The Mudcat Café TM
Thread #4110   Message #22285
Posted By: Alice
25-Feb-98 - 10:04 PM
Thread Name: Methodologies
Subject: RE: Methodologies
Hey, whatever HAPPENED to Elsie??

This thread reminds me so much of Herbert Hughes writings, that I had to go back to his introduction to Vol.4 to add this quote,
"To the folk-lorist, as to the sociologist, the present phase of our national life presents an unprecedented spectacle. With the creation of a limited Free State has come the intensive cultivation of Irish in the national schools. This has raised problems, economic and scholastic, which it is not my business to discuss here. The policy, far-seeing though it may be, is, however, having curious paradoxical reactions in the domain of folk-music. Partly through a desire for standardisation, and partly through the modifications created by music print, the old rhapsodic beauty of such songs as [two title printed in a Gaelic type font] is being shorn and trimmed into a neat Anglicisation which it is the very object of authorities to avoid. Children with beautiful voices, singing in unison and phrasing with admirable unanimity, are unconsciously helping on this deadly work day by day, and unless the matter is taken in hand now the next generation, brought up even more effectively on compulsory Irish, will receive a tainted and discredited legacy.
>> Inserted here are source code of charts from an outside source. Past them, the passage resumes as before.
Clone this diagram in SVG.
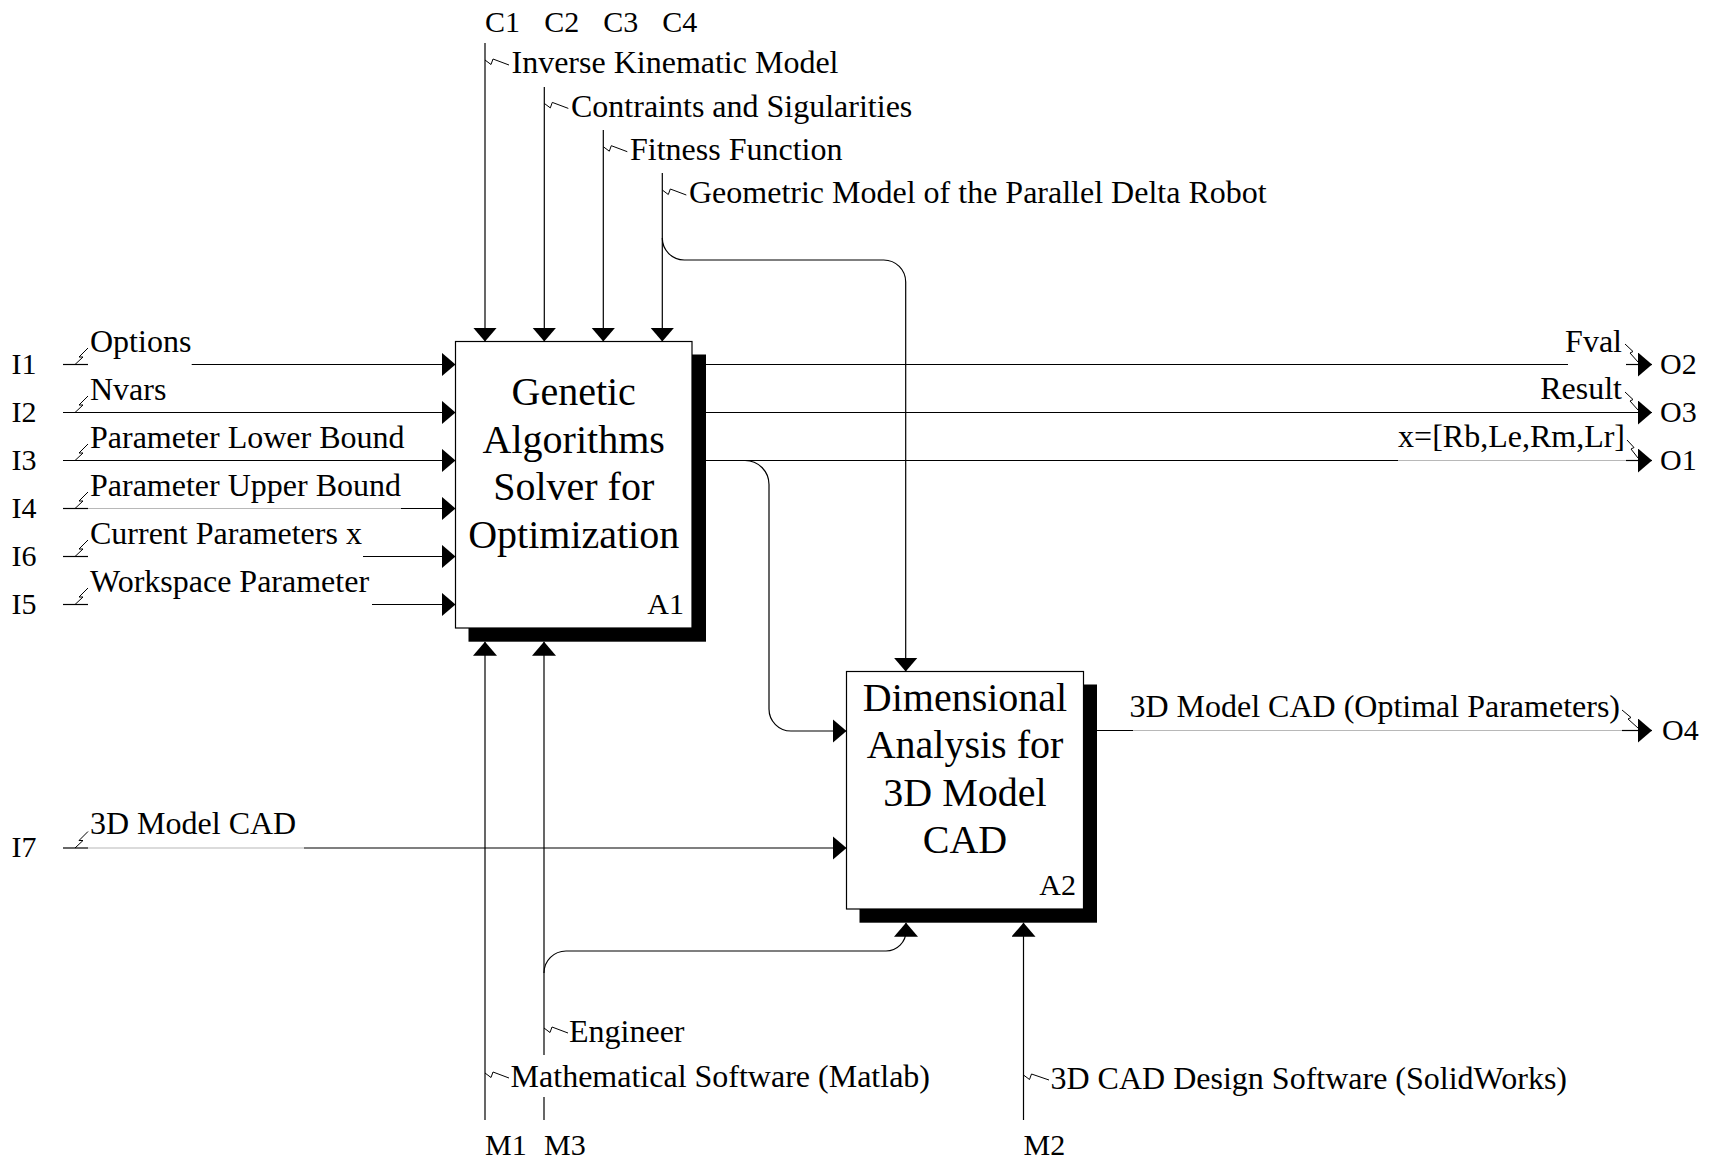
<svg xmlns="http://www.w3.org/2000/svg" width="1709" height="1160" viewBox="0 0 1709 1160">
<style>
.ln{fill:none;stroke:#000;stroke-width:1.2}
.lg{fill:none;stroke:#b8b8b8;stroke-width:1.2}
.sq{fill:none;stroke:#000;stroke-width:1}
.box{fill:#fff;stroke:#000;stroke-width:1.2}
.sh{fill:#000}
text{font-family:"Liberation Serif","Times New Roman",serif;fill:#000}
.lab{font-size:32px}
.icom{font-size:30px}
.ttl{font-size:40px;text-anchor:middle}
.num{font-size:30px;text-anchor:end}
</style>
<defs>
<marker id="ah" viewBox="0 0 14 24" refX="14" refY="12" markerWidth="14" markerHeight="24" orient="auto" markerUnits="userSpaceOnUse"><path d="M0,0 L14,12 L0,24 z" fill="#000"/></marker>
</defs>
<rect width="1709" height="1160" fill="#fff"/>

<g id="connectors">
<!-- inputs -->
<path class="ln" d="M63,364.5 H88"/><path class="ln" d="M191.7,364.5 H455.5" marker-end="url(#ah)"/>
<path class="ln" d="M63,412.5 H455.5" marker-end="url(#ah)"/>
<path class="ln" d="M63,460.5 H455.5" marker-end="url(#ah)"/>
<path class="ln" d="M63,508.5 H88"/><path class="lg" d="M88,508.5 H401"/><path class="ln" d="M401,508.5 H455.5" marker-end="url(#ah)"/>
<path class="ln" d="M63,556.5 H88"/><path class="ln" d="M363,556.5 H455.5" marker-end="url(#ah)"/>
<path class="ln" d="M63,604.5 H88"/><path class="ln" d="M372,604.5 H455.5" marker-end="url(#ah)"/>
<path class="ln" d="M63,848 H88"/><path class="lg" d="M88,848 H304"/><path class="ln" d="M304,848 H846.5" marker-end="url(#ah)"/>
<!-- controls -->
<path class="ln" d="M485,43 V341.5" marker-end="url(#ah)"/>
<path class="ln" d="M544.3,87 V341.5" marker-end="url(#ah)"/>
<path class="ln" d="M603.3,130 V341.5" marker-end="url(#ah)"/>
<path class="ln" d="M662.3,173 V341.5" marker-end="url(#ah)"/>
<path class="ln" d="M662.3,238 A22,22 0 0 0 684.3,260 H883.7 A22,22 0 0 1 905.7,282 V671.5" marker-end="url(#ah)"/>
<!-- outputs -->
<path class="ln" d="M706,364.5 H1568"/><path class="ln" d="M1626,364.5 H1652" marker-end="url(#ah)"/>
<path class="ln" d="M706,412.5 H1652" marker-end="url(#ah)"/>
<path class="ln" d="M706,460.5 H1398"/><path class="lg" d="M1398,460.5 H1626"/><path class="ln" d="M1626,460.5 H1652" marker-end="url(#ah)"/>
<path class="ln" d="M745,460.5 A24,24 0 0 1 769,484.5 V709 A22,22 0 0 0 791,731 H846.5" marker-end="url(#ah)"/>
<path class="ln" d="M1097,730.5 H1133"/><path class="lg" d="M1133,730.5 H1622"/><path class="ln" d="M1622,730.5 H1652" marker-end="url(#ah)"/>
<!-- mechanisms -->
<path class="ln" d="M485,1120 V641.7" marker-end="url(#ah)"/>
<path class="ln" d="M544,1120 V1097"/><path class="ln" d="M544,1055 V641.7" marker-end="url(#ah)"/>
<path class="ln" d="M544,973 A22,22 0 0 1 566,951 H886 A20,20 0 0 0 906,931 V922.7" marker-end="url(#ah)"/>
<path class="ln" d="M1023.5,1120 V922.7" marker-end="url(#ah)"/>
<!-- squiggles -->
<polyline class="sq" points="75,364.5 83,357 79,357 88,348"/>
<polyline class="sq" points="75,412.5 83,405 79,405 88,396"/>
<polyline class="sq" points="75,460.5 83,453 79,453 88,444"/>
<polyline class="sq" points="75,508.5 83,501 79,501 88,492"/>
<polyline class="sq" points="75,556.5 83,549 79,549 88,540"/>
<polyline class="sq" points="75,604.5 83,597 79,597 88,588"/>
<polyline class="sq" points="75,848 83,840.5 79,840.5 88,831.5"/>
<polyline class="sq" points="485,60 491,64.5 493,59 509,65"/>
<polyline class="sq" points="544.3,103.4 550.3,107.9 552.3,102.4 568.3,108.4"/>
<polyline class="sq" points="603.3,146.7 609.3,151.2 611.3,145.7 627.3,151.7"/>
<polyline class="sq" points="662.3,190 668.3,194.5 670.3,189 686.3,195"/>
<polyline class="sq" points="1625,344 1633,351.5 1630,353 1638,362"/>
<polyline class="sq" points="1625,392 1633,399.5 1630,401 1638,410"/>
<polyline class="sq" points="1627,440 1634,447.5 1631,449 1638,458"/>
<polyline class="sq" points="1622,710 1631,717.5 1628,719 1638,728"/>
<polyline class="sq" points="544,1028 550,1032.5 552,1027 568,1033"/>
<polyline class="sq" points="485,1073 491,1077.5 493,1072 509,1078"/>
<polyline class="sq" points="1023.5,1075 1029.5,1079.5 1031.5,1074 1049,1080"/>
</g>

<g id="A1">
<rect class="sh" x="468.5" y="354.5" width="237.5" height="287.2"/>
<rect class="box" x="455.5" y="341.5" width="236.5" height="286.5"/>
<text class="ttl" x="573.7" y="405">Genetic</text>
<text class="ttl" x="573.7" y="452.5">Algorithms</text>
<text class="ttl" x="573.7" y="500">Solver for</text>
<text class="ttl" x="573.7" y="547.5">Optimization</text>
<text class="num" x="684" y="614">A1</text>
</g>

<g id="A2">
<rect class="sh" x="859.5" y="684.5" width="237.5" height="238.2"/>
<rect class="box" x="846.5" y="671.5" width="237" height="237.5"/>
<text class="ttl" x="965" y="711">Dimensional</text>
<text class="ttl" x="965" y="758">Analysis for</text>
<text class="ttl" x="965" y="805.5">3D Model</text>
<text class="ttl" x="965" y="853">CAD</text>
<text class="num" x="1076" y="895">A2</text>
</g>

<g id="labels">
<text class="icom" x="11.5" y="373.5">I1</text>
<text class="icom" x="11.5" y="421.5">I2</text>
<text class="icom" x="11.5" y="469.5">I3</text>
<text class="icom" x="11.5" y="517.5">I4</text>
<text class="icom" x="11.5" y="565.5">I6</text>
<text class="icom" x="11.5" y="613.5">I5</text>
<text class="icom" x="11.5" y="857">I7</text>
<text class="lab" x="90" y="351.5">Options</text>
<text class="lab" x="90" y="399.5">Nvars</text>
<text class="lab" x="90" y="447.5">Parameter Lower Bound</text>
<text class="lab" x="90" y="495.5">Parameter Upper Bound</text>
<text class="lab" x="90" y="543.5">Current Parameters x</text>
<text class="lab" x="90" y="591.5">Workspace Parameter</text>
<text class="lab" x="90" y="834">3D Model CAD</text>

<text class="icom" x="485" y="31.7">C1</text>
<text class="icom" x="544.3" y="31.7">C2</text>
<text class="icom" x="603.3" y="31.7">C3</text>
<text class="icom" x="662.3" y="31.7">C4</text>
<text class="lab" x="511.5" y="73.3">Inverse Kinematic Model</text>
<text class="lab" x="571" y="116.7">Contraints and Sigularities</text>
<text class="lab" x="630" y="160">Fitness Function</text>
<text class="lab" x="689" y="203.3">Geometric Model of the Parallel Delta Robot</text>

<text class="lab" x="1622" y="351.5" text-anchor="end">Fval</text>
<text class="lab" x="1622" y="399" text-anchor="end">Result</text>
<text class="lab" x="1625" y="446.7" text-anchor="end">x=[Rb,Le,Rm,Lr]</text>
<text class="lab" x="1620" y="717" text-anchor="end">3D Model CAD (Optimal Parameters)</text>
<text class="icom" x="1660" y="373.5">O2</text>
<text class="icom" x="1660" y="421.5">O3</text>
<text class="icom" x="1660" y="469.5">O1</text>
<text class="icom" x="1662" y="739.5">O4</text>

<text class="lab" x="569" y="1042">Engineer</text>
<text class="lab" x="510.6" y="1087">Mathematical Software (Matlab)</text>
<text class="lab" x="1050.5" y="1089">3D CAD Design Software (SolidWorks)</text>
<text class="icom" x="485" y="1155">M1</text>
<text class="icom" x="544" y="1155">M3</text>
<text class="icom" x="1023.5" y="1155">M2</text>
</g>
</svg>
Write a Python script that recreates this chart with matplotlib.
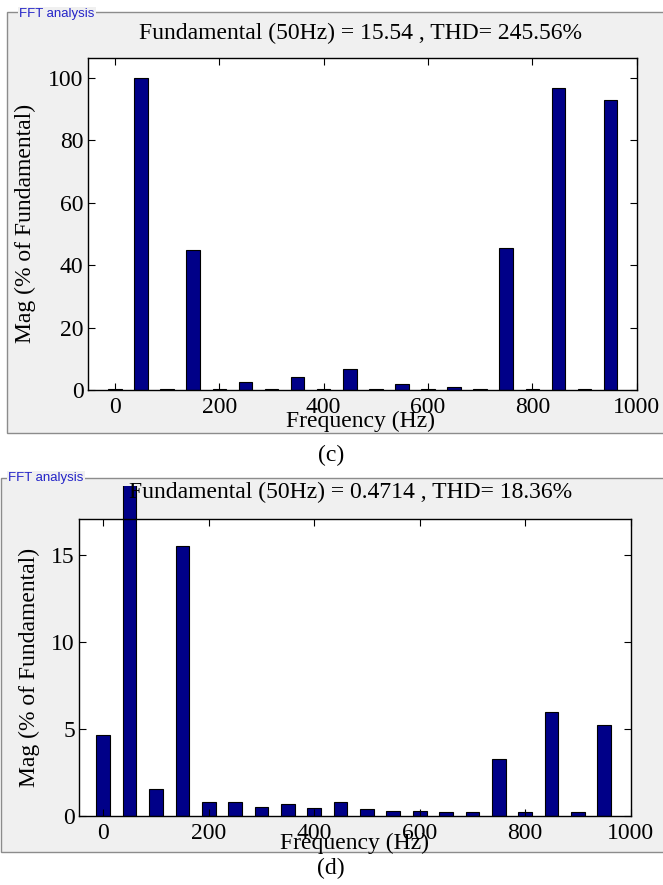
import matplotlib
matplotlib.use('Agg')
import matplotlib.pyplot as plt
from matplotlib.patches import Rectangle
from matplotlib.transforms import Bbox
import numpy as np

# harmonic frequencies (Hz)
freq = [0, 50, 100, 150, 200, 250, 300, 350, 400, 450,
        500, 550, 600, 650, 700, 750, 800, 850, 900, 950]

# (c) magnitudes, % of fundamental
mag_c = [0.4, 100, 0.3, 44.7, 0.3, 2.5, 0.3, 4.3, 0.3, 6.6,
         0.3, 2.0, 0.3, 1.0, 0.3, 45.6, 0.3, 96.8, 0.3, 92.8]
# (d) magnitudes, % of fundamental (50 Hz bar runs off the axes)
mag_d = [4.65, 100, 1.55, 15.5, 0.80, 0.80, 0.52, 0.67, 0.46, 0.80,
         0.38, 0.31, 0.31, 0.23, 0.23, 3.25, 0.23, 5.95, 0.23, 5.22]

title_c = "Fundamental (50Hz) = 15.54 , THD= 245.56%"
title_d = "Fundamental (50Hz) = 0.4714 , THD= 18.36%"

W, H = 663, 885
plt.rcParams['font.family'] = ['Liberation Serif', 'DejaVu Serif']

fig = plt.figure(figsize=(W / 100, H / 100), dpi=100)
fig.patch.set_facecolor('white')

def px_rect(x0, y0, x1, y1):
    # figure-fraction rect from pixel coords (origin top-left)
    return [x0 / W, 1 - y1 / H, (x1 - x0) / W, (y1 - y0) / H]

def group_box(x0, y0, x1, y1, lx, ly):
    r = px_rect(x0, y0, x1, y1)
    fig.add_artist(Rectangle((r[0], r[1]), r[2], r[3], transform=fig.transFigure,
                             facecolor='#f0f0f0', edgecolor='#8c8c8c', lw=1.0, zorder=0))
    fig.text(lx / W, 1 - ly / H, "FFT analysis", family='Liberation Sans', fontsize=9.5,
             color='#2424c8', ha='left', va='center', zorder=1,
             bbox=dict(facecolor='#f0f0f0', edgecolor='none', pad=1.0))

group_box(7, 12, 680, 432.7, 19, 14)
group_box(1, 478, 680, 852, 8, 478)

fig.text(331 / W, 1 - 455 / H, "(c)", fontsize=17, ha='center', va='center')
fig.text(331 / W, 1 - 868 / H, "(d)", fontsize=17, ha='center', va='center')

ax1 = fig.add_axes(px_rect(87.7, 57.7, 636.7, 390))
ax2 = fig.add_axes(px_rect(79, 519.3, 630.7, 816))

panels = [(ax1, mag_c, title_c, (-52.3, 1000), (0, 106.4), [0, 20, 40, 60, 80, 100],
           (0.496, 1.074), (-0.114, 0.5), (0.496, -0.096)),
          (ax2, mag_d, title_d, (-46, 1000), (0, 17.02), [0, 5, 10, 15],
           (0.493, 1.092), (-0.089, 0.5), (0.5, -0.091))]

for ax, mag, ttl, xl, yl, yt, tpos, ylpos, xlpos in panels:
    ax.set_zorder(2)
    ax.bar(freq, mag, width=26, color='#000088', edgecolor='black', lw=0.8)
    ax.set_xlim(xl)
    ax.set_ylim(yl)
    ax.set_xticks([0, 200, 400, 600, 800, 1000])
    ax.set_yticks(yt)
    ax.tick_params(direction='in', top=True, right=True, length=5, width=0.8,
                   labelsize=17)
    ax.tick_params(axis='x', pad=5)
    ax.tick_params(axis='y', pad=3)
    for s in ax.spines.values():
        s.set_linewidth(1.0)
    ax.text(tpos[0], tpos[1], ttl, transform=ax.transAxes, fontsize=17,
            ha='center', va='center')
    ax.set_ylabel("Mag (% of Fundamental)", fontsize=17, va='center')
    ax.yaxis.set_label_coords(*ylpos)
    ax.set_xlabel("Frequency (Hz)", fontsize=17, va='center')
    ax.xaxis.set_label_coords(*xlpos)

# the 50 Hz bar of (d) runs up past the axes into the panel
clip = Bbox.from_extents(0, H - 816, W, H - 485.7)
b = ax2.patches[1]
b.set_clip_box(clip)
b.set_clip_path(None)

fig.savefig('out.png', dpi=100, facecolor='white')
This is a danger, of course, that does not confront the more modern Anglo-Irish ballads of the kind included in these pages. These are songs of leisure and relaxation sung in the kitchen or round the public-house fire, songs that conform more easily than do the traditional Irish to the notation of the tempered scale. More than once I have had to abandon the attempt to make an air fit into the conventional five-lines-and-four-spaces of a musical clef, a difficulty that generally besets the "collector" of Irish tunes. The question of harmonisation I have fully discussed in previous volumes, and I need only admit once more that much of the essential character of an old song is lost the moment it is brought into contact with harmony - in other words, with the piano. At the best, it is created anew, and if the spirit is retained that is all the interfering musician can hope for."